After all, not many among us don’t want to find “the One,” the Intended, the soul who fits perfectly, like a puzzle piece, in the crooked corners of our battered hearts.
But what about those of us who find two soulmates? You know, when life with one soulmate ends either through divorce or death, and we find the next one? Was there more than one all along, and did finding our soulmate often not depend on geographical circumstances?
And what about when we meet a soulmate who was already someone else’s soulmate? Or that one that we ran into them on the streetcar and then never saw again?
My mind and my heart never truly accepted that there was the only one soulmate for each of us.

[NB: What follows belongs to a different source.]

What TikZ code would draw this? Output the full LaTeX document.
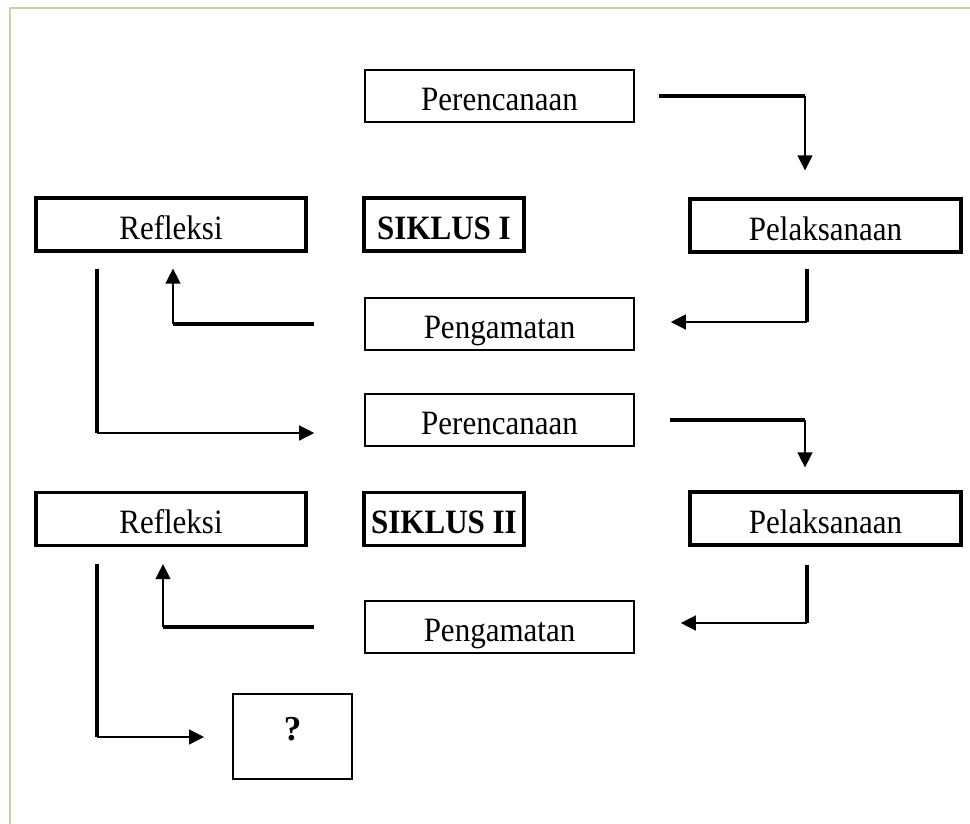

My definition of soulmate included all those souls who touched us so deeply that we were never the same again.
My definition of soulmate included the fire that exploded when touching the divine part of another human being burned away the part of me that was still asleep.
A soulmate to me, meant a connection of instincts; of experiencing a dimension not accessible without their influence.
A soulmate was the one who saw my darkness as part of the miracle.